**Work instructions**
In the records below, find the line with "Recreate this image" and the line with "from matplotlib.colors import"; return exactly those lines and every line between them.

**Supplied records**
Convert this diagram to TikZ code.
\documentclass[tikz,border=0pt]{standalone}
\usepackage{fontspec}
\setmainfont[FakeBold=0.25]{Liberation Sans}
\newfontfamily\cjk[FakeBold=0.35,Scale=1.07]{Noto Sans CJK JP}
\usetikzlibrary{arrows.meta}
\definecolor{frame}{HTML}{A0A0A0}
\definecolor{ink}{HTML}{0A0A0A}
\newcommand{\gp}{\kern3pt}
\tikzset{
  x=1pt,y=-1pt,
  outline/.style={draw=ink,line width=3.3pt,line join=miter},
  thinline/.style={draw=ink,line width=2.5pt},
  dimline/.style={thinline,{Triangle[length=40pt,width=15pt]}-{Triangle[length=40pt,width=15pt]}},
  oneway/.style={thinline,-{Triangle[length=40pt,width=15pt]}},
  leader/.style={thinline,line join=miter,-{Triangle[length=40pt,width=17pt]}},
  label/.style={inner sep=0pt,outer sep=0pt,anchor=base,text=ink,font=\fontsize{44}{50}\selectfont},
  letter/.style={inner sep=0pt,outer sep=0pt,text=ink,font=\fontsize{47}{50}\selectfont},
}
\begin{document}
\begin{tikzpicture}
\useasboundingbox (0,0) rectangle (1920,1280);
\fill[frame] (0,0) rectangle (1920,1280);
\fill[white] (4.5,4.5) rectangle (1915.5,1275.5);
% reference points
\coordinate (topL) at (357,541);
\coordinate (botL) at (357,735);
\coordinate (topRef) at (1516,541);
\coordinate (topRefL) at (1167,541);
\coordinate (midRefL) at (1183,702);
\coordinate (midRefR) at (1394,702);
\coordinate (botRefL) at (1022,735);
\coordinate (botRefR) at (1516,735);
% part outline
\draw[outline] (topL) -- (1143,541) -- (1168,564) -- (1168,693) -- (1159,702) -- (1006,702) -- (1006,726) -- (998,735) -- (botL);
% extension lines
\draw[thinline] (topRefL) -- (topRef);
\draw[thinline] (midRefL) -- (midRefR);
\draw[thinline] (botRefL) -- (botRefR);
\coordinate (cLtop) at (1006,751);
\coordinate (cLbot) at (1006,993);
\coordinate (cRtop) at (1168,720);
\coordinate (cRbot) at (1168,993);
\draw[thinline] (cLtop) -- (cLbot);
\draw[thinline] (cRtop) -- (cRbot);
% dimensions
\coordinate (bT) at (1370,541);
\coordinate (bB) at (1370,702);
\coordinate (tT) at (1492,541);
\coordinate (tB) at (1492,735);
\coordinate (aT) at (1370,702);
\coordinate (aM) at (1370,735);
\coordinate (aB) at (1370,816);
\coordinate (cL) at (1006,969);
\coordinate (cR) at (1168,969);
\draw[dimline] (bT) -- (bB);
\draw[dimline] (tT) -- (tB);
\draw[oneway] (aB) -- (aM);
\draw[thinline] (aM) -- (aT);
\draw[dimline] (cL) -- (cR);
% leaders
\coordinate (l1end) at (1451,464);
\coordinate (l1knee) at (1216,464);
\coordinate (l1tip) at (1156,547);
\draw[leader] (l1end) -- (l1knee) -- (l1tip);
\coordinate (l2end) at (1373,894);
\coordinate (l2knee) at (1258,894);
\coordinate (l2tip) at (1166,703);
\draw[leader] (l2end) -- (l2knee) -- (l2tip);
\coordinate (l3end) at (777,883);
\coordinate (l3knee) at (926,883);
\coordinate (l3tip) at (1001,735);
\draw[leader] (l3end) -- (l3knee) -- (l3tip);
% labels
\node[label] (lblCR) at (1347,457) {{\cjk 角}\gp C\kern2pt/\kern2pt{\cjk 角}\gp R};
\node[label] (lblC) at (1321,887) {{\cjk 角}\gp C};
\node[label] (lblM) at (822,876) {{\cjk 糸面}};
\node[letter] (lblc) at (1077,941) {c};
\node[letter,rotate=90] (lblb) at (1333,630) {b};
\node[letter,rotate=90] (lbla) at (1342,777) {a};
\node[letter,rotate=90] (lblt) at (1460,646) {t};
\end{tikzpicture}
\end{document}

==

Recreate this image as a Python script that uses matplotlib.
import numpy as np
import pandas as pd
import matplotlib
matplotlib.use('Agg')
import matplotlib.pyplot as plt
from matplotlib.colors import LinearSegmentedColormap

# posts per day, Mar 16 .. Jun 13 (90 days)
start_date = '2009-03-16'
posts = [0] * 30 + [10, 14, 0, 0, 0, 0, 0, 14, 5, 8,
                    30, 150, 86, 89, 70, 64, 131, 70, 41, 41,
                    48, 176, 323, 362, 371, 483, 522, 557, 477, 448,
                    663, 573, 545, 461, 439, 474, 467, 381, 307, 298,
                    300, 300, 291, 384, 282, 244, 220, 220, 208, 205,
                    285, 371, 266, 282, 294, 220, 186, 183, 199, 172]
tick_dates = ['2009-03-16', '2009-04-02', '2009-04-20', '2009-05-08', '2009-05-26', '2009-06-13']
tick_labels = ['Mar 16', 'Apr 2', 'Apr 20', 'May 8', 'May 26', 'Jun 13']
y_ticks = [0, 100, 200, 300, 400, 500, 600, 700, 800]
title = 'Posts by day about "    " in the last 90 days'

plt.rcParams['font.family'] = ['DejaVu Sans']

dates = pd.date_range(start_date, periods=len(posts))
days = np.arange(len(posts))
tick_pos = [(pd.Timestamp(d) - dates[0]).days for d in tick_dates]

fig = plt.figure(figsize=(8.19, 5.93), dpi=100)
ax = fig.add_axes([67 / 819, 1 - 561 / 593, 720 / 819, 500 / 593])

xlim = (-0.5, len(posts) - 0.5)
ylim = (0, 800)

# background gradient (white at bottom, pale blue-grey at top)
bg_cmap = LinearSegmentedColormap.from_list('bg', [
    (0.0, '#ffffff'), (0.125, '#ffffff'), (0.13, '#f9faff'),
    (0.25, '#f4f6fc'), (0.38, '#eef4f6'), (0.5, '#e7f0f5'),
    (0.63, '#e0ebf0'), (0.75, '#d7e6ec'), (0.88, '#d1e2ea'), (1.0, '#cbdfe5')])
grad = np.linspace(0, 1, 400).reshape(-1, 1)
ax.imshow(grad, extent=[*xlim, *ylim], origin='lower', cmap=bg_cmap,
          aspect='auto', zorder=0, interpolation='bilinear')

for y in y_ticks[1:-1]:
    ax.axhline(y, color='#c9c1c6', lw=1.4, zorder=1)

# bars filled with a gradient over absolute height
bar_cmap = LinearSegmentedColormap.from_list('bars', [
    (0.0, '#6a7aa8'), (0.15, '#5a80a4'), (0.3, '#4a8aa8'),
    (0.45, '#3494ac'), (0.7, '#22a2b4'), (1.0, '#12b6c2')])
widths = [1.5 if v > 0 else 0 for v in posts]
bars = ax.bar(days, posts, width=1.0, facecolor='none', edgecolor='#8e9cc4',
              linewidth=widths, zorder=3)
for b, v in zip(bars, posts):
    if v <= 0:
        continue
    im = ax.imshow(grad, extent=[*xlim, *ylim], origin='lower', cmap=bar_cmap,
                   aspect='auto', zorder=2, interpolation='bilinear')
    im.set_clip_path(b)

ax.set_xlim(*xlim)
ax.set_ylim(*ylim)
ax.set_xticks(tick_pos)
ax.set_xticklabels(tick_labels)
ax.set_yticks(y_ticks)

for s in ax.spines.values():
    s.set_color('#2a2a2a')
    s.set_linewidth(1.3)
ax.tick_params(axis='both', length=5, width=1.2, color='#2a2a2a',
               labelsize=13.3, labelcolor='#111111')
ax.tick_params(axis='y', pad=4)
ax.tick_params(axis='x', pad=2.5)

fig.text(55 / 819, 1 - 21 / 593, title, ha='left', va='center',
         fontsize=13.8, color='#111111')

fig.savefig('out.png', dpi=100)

**Reply to the exercise**
Recreate this image as a Python script that uses matplotlib.
import numpy as np
import pandas as pd
import matplotlib
matplotlib.use('Agg')
import matplotlib.pyplot as plt
from matplotlib.colors import LinearSegmentedColormap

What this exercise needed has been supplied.